(Task description):
Open with the line that has "Write the matplotlib code for this chart."; close with the line that has "43.9, 46.0, 47.1, 48.1, 49.0, 49.0]". Retype those lines exactly, images excluded.

A block of data
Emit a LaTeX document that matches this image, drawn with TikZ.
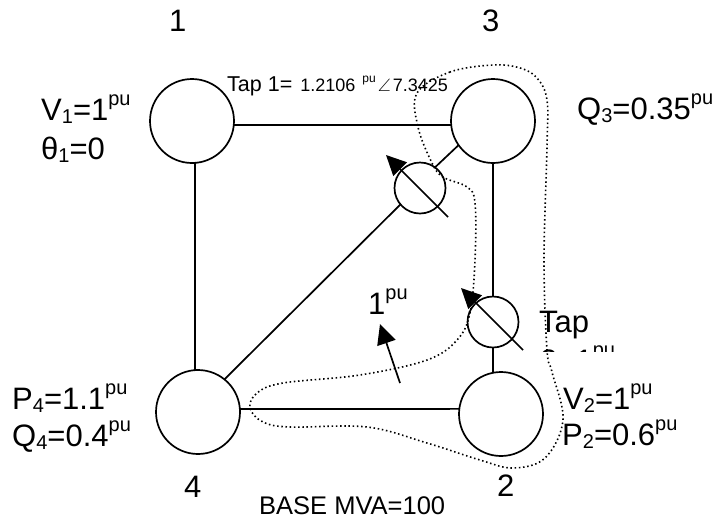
\documentclass[tikz,border=0pt]{standalone}
\usepackage{amssymb}
\usepackage{fontspec}
\setmainfont{Liberation Sans}
\usetikzlibrary{arrows.meta}
\newcommand{\pusup}[1][pu]{\raisebox{0.48em}{\fontsize{20}{20}\selectfont #1}}
\newcommand{\busub}[1]{\raisebox{-0.11em}{\fontsize{20}{20}\selectfont #1}}
\tikzset{
  bus/.style={circle,draw,line width=1.7pt,minimum size=84pt,inner sep=0pt,outer sep=0pt},
  tapring/.style={circle,draw,line width=1.7pt,minimum size=51pt,inner sep=0pt,outer sep=0pt},
  wire/.style={line width=1.7pt},
  arr/.style={-{Triangle[length=20pt,width=19pt]},line width=1.7pt},
  lbl/.style={anchor=base west,inner sep=0pt,font=\fontsize{31}{31}\selectfont},
  cutset/.style={line width=1.6pt,dash pattern=on 1.5pt off 2.7pt}
}

\begin{document}
\begin{tikzpicture}[x=1pt,y=-1pt]
  \useasboundingbox (0,0) rectangle (720,523);
  % buses and taps
  \foreach \name/\x/\y in {busone/192/121,busthree/493/121,bustwo/501/414,busfour/198/412}
    \node[bus] (\name) at (\x,\y) {};
  \node[tapring] (tapone) at (420,188) {};
  \node[tapring] (taptwo) at (493,322) {};
  % lines
  \draw[wire] (busone.-5) -- (busthree.185);
  \draw[wire] (busone.-86) -- (busfour.94);
  \draw[wire] (busfour.4) -- (bustwo.173);
  \draw[wire] (busfour.51) -- (tapone.220);
  \draw[wire] (tapone.54) -- (busthree.215);
  \draw[wire] (busthree.south) -- (taptwo.north);
  \draw[wire] (taptwo.south) -- (bustwo.101);
  % tap arrows
  \coordinate (taponeend) at (448,217);
  \coordinate (taponetip) at (386,155);
  \coordinate (taptwoend) at (523,350);
  \coordinate (taptwotip) at (461,288);
  \coordinate (flowend) at (400,383);
  \coordinate (flowtip) at (380,324);
  \draw[arr] (taponeend) -- (taponetip);
  \draw[arr] (taptwoend) -- (taptwotip);
  \draw[arr] (flowend) -- (flowtip);
  % labels
  \node[lbl] (numone) at (169,31) {1};
  \node[lbl] (numthree) at (482,31) {3};
  \node[lbl] (numfour) at (184,497) {4};
  \node[lbl] (numtwo) at (497,496) {2};
  \node[lbl] (vone) at (41,120) {V\busub{1}=1\pusup};
  \node[lbl] (thone) at (41,159) {θ\busub{1}=0};
  \node[lbl] (qthree) at (577,119) {Q\busub{3}=0.35\pusup};
  \node[lbl] (flow) at (368,314) {1\pusup};
  \node[lbl] (pfour) at (12,409) {P\busub{4}=1.1\pusup};
  \node[lbl] (qfour) at (12,446) {Q\busub{4}=0.4\pusup};
  \node[lbl] (vtwo) at (563,409) {V\busub{2}=1\pusup};
  \node[lbl] (ptwo) at (562,445) {P\busub{2}=0.6\pusup};
  \node[lbl,font=\fontsize{25.5}{25.5}\selectfont] (base) at (259,514) {BASE MVA=100};
  \node[lbl,font=\fontsize{21.5}{21.5}\selectfont] (tapa) at (227,91)
    {Tap 1={\fontsize{18}{18}\selectfont\hspace{3pt} 1.2106\hspace{2pt} \raisebox{0.5em}{\fontsize{12}{12}\selectfont pu}\hspace{2pt}$\angle$\hspace{2pt}7.3425}};
  % second tap, cut off by its frame
  \begin{scope}
    \clip (530,300) rectangle (625,351);
    \node[lbl] (tapb) at (539,332) {Tap};
    \node[lbl] (tapc) at (540,371) {2=1\pusup};
  \end{scope}
  % cut set
  \draw[cutset] plot[smooth cycle,tension=0.6] coordinates {
    (493,65) (450,72) (417,93) (418,127) (432,163) (443,177) (467,187) (475,203)
    (475,260) (470,313) (457,340) (427,360) (360,375) (283,383) (257,393) (250,408)
    (263,422) (290,427) (367,427) (427,443) (480,460) (513,468) (545,458) (563,420)
    (552,372) (547,350) (544,260) (547,147) (547,100) (537,78) (520,68)};
\end{tikzpicture}
\end{document}
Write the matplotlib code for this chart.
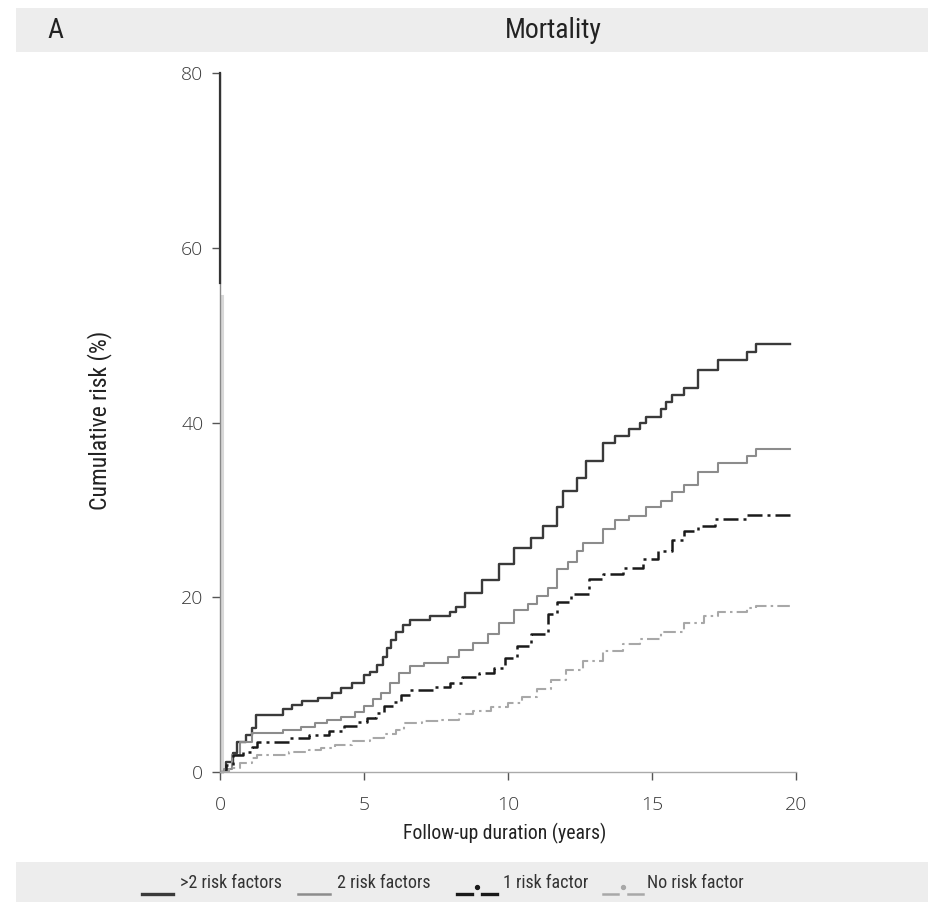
import matplotlib
matplotlib.use("Agg")
import matplotlib.pyplot as plt
from matplotlib import font_manager
from matplotlib.lines import Line2D
from matplotlib.patches import Rectangle

# Kaplan-Meier style cumulative mortality (step functions, value holds until next time)
t_gt2 = [0, 0.2, 0.45, 0.6, 0.9, 1.1, 1.25, 2.2, 2.5, 2.85, 3.4, 3.9, 4.2, 4.6, 5.0, 5.2,
         5.45, 5.65, 5.8, 5.95, 6.1, 6.35, 6.6, 7.3, 8.0, 8.2, 8.5, 9.1, 9.7, 10.2, 10.8,
         11.2, 11.7, 11.9, 12.4, 12.7, 13.3, 13.7, 14.2, 14.6, 14.8, 15.3, 15.5, 15.7,
         16.1, 16.6, 17.3, 18.3, 18.6, 19.8]
v_gt2 = [0, 1.1, 2.2, 3.4, 4.2, 5.0, 6.5, 7.2, 7.7, 8.1, 8.5, 9.0, 9.6, 10.2, 11.1, 11.5,
         12.3, 13.2, 14.2, 15.1, 16.0, 16.8, 17.4, 17.8, 18.3, 18.9, 20.5, 22.0, 23.8, 25.6,
         26.8, 28.2, 30.3, 32.2, 33.7, 35.6, 37.6, 38.5, 39.3, 40.0, 40.6, 41.6, 42.3, 43.1,
         43.9, 46.0, 47.1, 48.1, 49.0, 49.0]

t_two = [0, 0.15, 0.4, 0.7, 1.1, 2.2, 2.8, 3.3, 3.7, 4.2, 4.7, 5.0, 5.3, 5.6, 5.9, 6.2,
         6.6, 7.1, 7.9, 8.3, 8.8, 9.3, 9.7, 10.2, 10.7, 11.0, 11.4, 11.7, 12.1, 12.4, 12.6,
         13.3, 13.7, 14.2, 14.8, 15.3, 15.7, 16.1, 16.6, 17.3, 18.3, 18.6, 19.8]
v_two = [0, 0.4, 2.0, 3.4, 4.5, 4.8, 5.2, 5.6, 6.0, 6.3, 6.9, 7.5, 8.3, 9.0, 10.2, 11.3,
         12.1, 12.5, 13.2, 14.0, 14.8, 15.8, 17.0, 18.5, 19.2, 20.2, 21.1, 23.2, 24.0, 25.3,
         26.2, 27.8, 28.8, 29.3, 30.3, 31.0, 32.0, 32.8, 34.3, 35.4, 36.2, 37.0, 37.0]

t_one = [0, 0.2, 0.45, 0.8, 1.1, 1.3, 2.4, 3.1, 3.8, 4.3, 4.8, 5.1, 5.4, 5.7, 6.0, 6.3,
         6.6, 7.4, 8.0, 8.4, 9.0, 9.5, 9.9, 10.3, 10.8, 11.4, 11.7, 12.2, 12.8, 13.3, 14.0,
         14.7, 15.2, 15.7, 16.1, 16.6, 17.2, 18.3, 18.6, 19.8]
v_one = [0, 0.8, 1.9, 2.3, 2.9, 3.4, 3.9, 4.2, 4.7, 5.3, 5.7, 6.2, 6.8, 7.5, 8.0, 8.8,
         9.4, 9.7, 10.2, 10.9, 11.3, 11.9, 13.1, 14.4, 15.8, 18.1, 19.4, 20.4, 22.1, 22.7,
         23.4, 24.4, 25.3, 26.5, 27.6, 28.2, 28.9, 29.4, 29.4, 29.4]

t_none = [0, 0.3, 0.7, 1.1, 1.3, 2.4, 3.1, 3.5, 4.0, 4.6, 5.2, 5.7, 6.1, 6.4, 7.0, 7.6,
          8.3, 8.8, 9.4, 10.0, 10.5, 11.0, 11.5, 12.0, 12.6, 13.3, 14.0, 14.6, 15.3, 16.1,
          16.8, 17.3, 18.3, 18.6, 19.8]
v_none = [0, 0.5, 1.0, 1.6, 2.0, 2.3, 2.5, 2.7, 3.1, 3.5, 3.9, 4.3, 4.8, 5.6, 5.8, 6.0,
          6.6, 7.0, 7.4, 7.9, 8.6, 9.5, 10.5, 11.7, 12.7, 13.9, 14.7, 15.2, 16.0, 17.0,
          17.9, 18.3, 18.8, 19.0, 19.0]

x_ticks = [0, 5, 10, 15, 20]
y_ticks = [0, 20, 40, 60, 80]
series_labels = [">2 risk factors", "2 risk factors", "1 risk factor", "No risk factor"]

# pick a narrow sans family for the labels, falling back to Lato
installed = {f.name for f in font_manager.fontManager.ttflist}
narrow_name = next((n for n in ["Liberation Sans Narrow", "Roboto Condensed",
                                "Open Sans Condensed", "Lato"] if n in installed),
                   "DejaVu Sans")
is_narrow = narrow_name != "Lato" and narrow_name != "DejaVu Sans"
k = 1.0 if is_narrow else 0.86
narrow = [narrow_name, "DejaVu Sans"]
light = ["Open Sans", "DejaVu Sans"]

W, H = 929, 902
fig = plt.figure(figsize=(W / 100, H / 100), dpi=100)

def fx(px):
    return px / W

def fy(py):
    return 1 - py / H

# header band
fig.add_artist(Rectangle((fx(16), fy(52)), 1 - fx(16), (52 - 8) / H,
                         transform=fig.transFigure, facecolor="#ededed",
                         edgecolor="none", zorder=0))
fig.text(fx(55), fy(31), "A", family=narrow, fontsize=20 * k, color="#222",
         ha="center", va="center")
fig.text(fx(553), fy(31), "Mortality", family=narrow, fontsize=20 * k, color="#222",
         ha="center", va="center")

ax = fig.add_axes([fx(220), fy(772), fx(796) - fx(220), (772 - 73) / H])

styles = [
    dict(color="#3a3a3a", lw=1.7, ls="-"),
    dict(color="#8c8c8c", lw=1.5, ls="-"),
    dict(color="#1a1a1a", lw=1.8, ls=(0, (6, 2, 1.2, 2))),
    dict(color="#a8a8a8", lw=1.5, ls=(0, (6, 2, 1.2, 2))),
]
for (tt, vv), st in zip([(t_gt2, v_gt2), (t_two, v_two), (t_one, v_one), (t_none, v_none)],
                        styles):
    ax.plot(tt, vv, drawstyle="steps-post", **st)

# shaded marks along the left axis
ax.plot([0, 0], [56, 80], color="#333", lw=1.6, clip_on=False, zorder=5)
ax.plot([0.08, 0.08], [0, 54.5], color="#d8d8d8", lw=2.2, clip_on=False, zorder=1)

ax.set_xlim(0, 20)
ax.set_ylim(0, 80)
ax.set_xticks(x_ticks)
ax.set_yticks(y_ticks)
ax.set_xticklabels([str(v) for v in x_ticks], family=light, fontsize=14,
                   fontweight="light", color="#3a3a3a")
ax.set_yticklabels([str(v) for v in y_ticks], family=light, fontsize=14,
                   fontweight="light", color="#3a3a3a")
ax.tick_params(axis="both", direction="out", length=6, width=1, color="#555")
ax.tick_params(axis="x", pad=11)
ax.tick_params(axis="y", pad=6)
for s in ["top", "right"]:
    ax.spines[s].set_visible(False)
ax.spines["left"].set_color("#888")
ax.spines["left"].set_linewidth(1.0)
ax.spines["bottom"].set_color("#aaa")
ax.spines["bottom"].set_linewidth(1.0)

fig.text(fx(100), fy(420), "Cumulative risk (%)", family=narrow, fontsize=17 * k,
         color="#222", rotation=90, ha="center", va="center")
fig.text(fx(505), fy(833), "Follow-up duration (years)", family=narrow, fontsize=14.2 * k,
         color="#222", ha="center", va="center")

# legend band
fig.add_artist(Rectangle((fx(16), 0), 1 - fx(16), (H - 862) / H,
                         transform=fig.transFigure, facecolor="#ededed",
                         edgecolor="none", zorder=0))
leg_items = [
    (142, 173, 180, styles[0], False),
    (298, 330, 337, styles[1], False),
    (457, 497, 503, styles[2], True),
    (603, 643, 647, styles[3], True),
]
for (x0, x1, xt, st, dotted), lab in zip(leg_items, series_labels):
    lw = 2.4 if st["color"] in ("#3a3a3a", "#1a1a1a") else 1.8
    if dotted:
        seg = (x1 - x0) * 0.38
        fig.add_artist(Line2D([fx(x0), fx(x0 + seg)], [fy(894), fy(894)],
                              color=st["color"], lw=lw))
        fig.add_artist(Line2D([fx(x1 - seg), fx(x1)], [fy(894), fy(894)],
                              color=st["color"], lw=lw))
        fig.add_artist(Line2D([fx((x0 + x1) / 2)], [fy(887)], marker="o", ms=2.8,
                              color=st["color"], lw=0))
    else:
        fig.add_artist(Line2D([fx(x0), fx(x1)], [fy(894), fy(894)],
                              color=st["color"], lw=lw))
    fig.text(fx(xt), fy(883), lab, family=narrow, fontsize=13 * k, color="#333",
             ha="left", va="center")

fig.savefig("out.png", dpi=100)
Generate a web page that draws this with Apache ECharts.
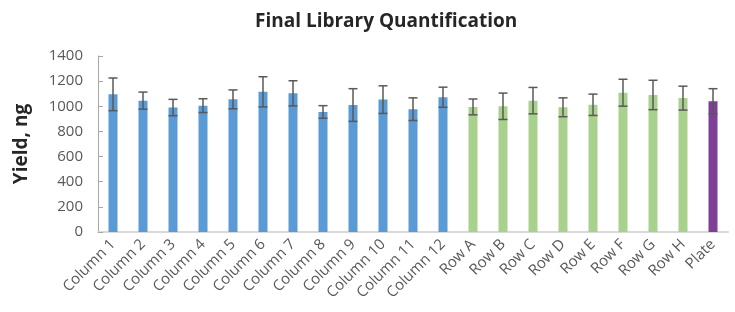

(Solution for this exercise):
Write the matplotlib code for this chart.
import matplotlib
matplotlib.use("Agg")
import matplotlib.pyplot as plt
from matplotlib import font_manager
from matplotlib.lines import Line2D
from matplotlib.patches import Rectangle

# Kaplan-Meier style cumulative mortality (step functions, value holds until next time)
t_gt2 = [0, 0.2, 0.45, 0.6, 0.9, 1.1, 1.25, 2.2, 2.5, 2.85, 3.4, 3.9, 4.2, 4.6, 5.0, 5.2,
         5.45, 5.65, 5.8, 5.95, 6.1, 6.35, 6.6, 7.3, 8.0, 8.2, 8.5, 9.1, 9.7, 10.2, 10.8,
         11.2, 11.7, 11.9, 12.4, 12.7, 13.3, 13.7, 14.2, 14.6, 14.8, 15.3, 15.5, 15.7,
         16.1, 16.6, 17.3, 18.3, 18.6, 19.8]
v_gt2 = [0, 1.1, 2.2, 3.4, 4.2, 5.0, 6.5, 7.2, 7.7, 8.1, 8.5, 9.0, 9.6, 10.2, 11.1, 11.5,
         12.3, 13.2, 14.2, 15.1, 16.0, 16.8, 17.4, 17.8, 18.3, 18.9, 20.5, 22.0, 23.8, 25.6,
         26.8, 28.2, 30.3, 32.2, 33.7, 35.6, 37.6, 38.5, 39.3, 40.0, 40.6, 41.6, 42.3, 43.1,
         43.9, 46.0, 47.1, 48.1, 49.0, 49.0]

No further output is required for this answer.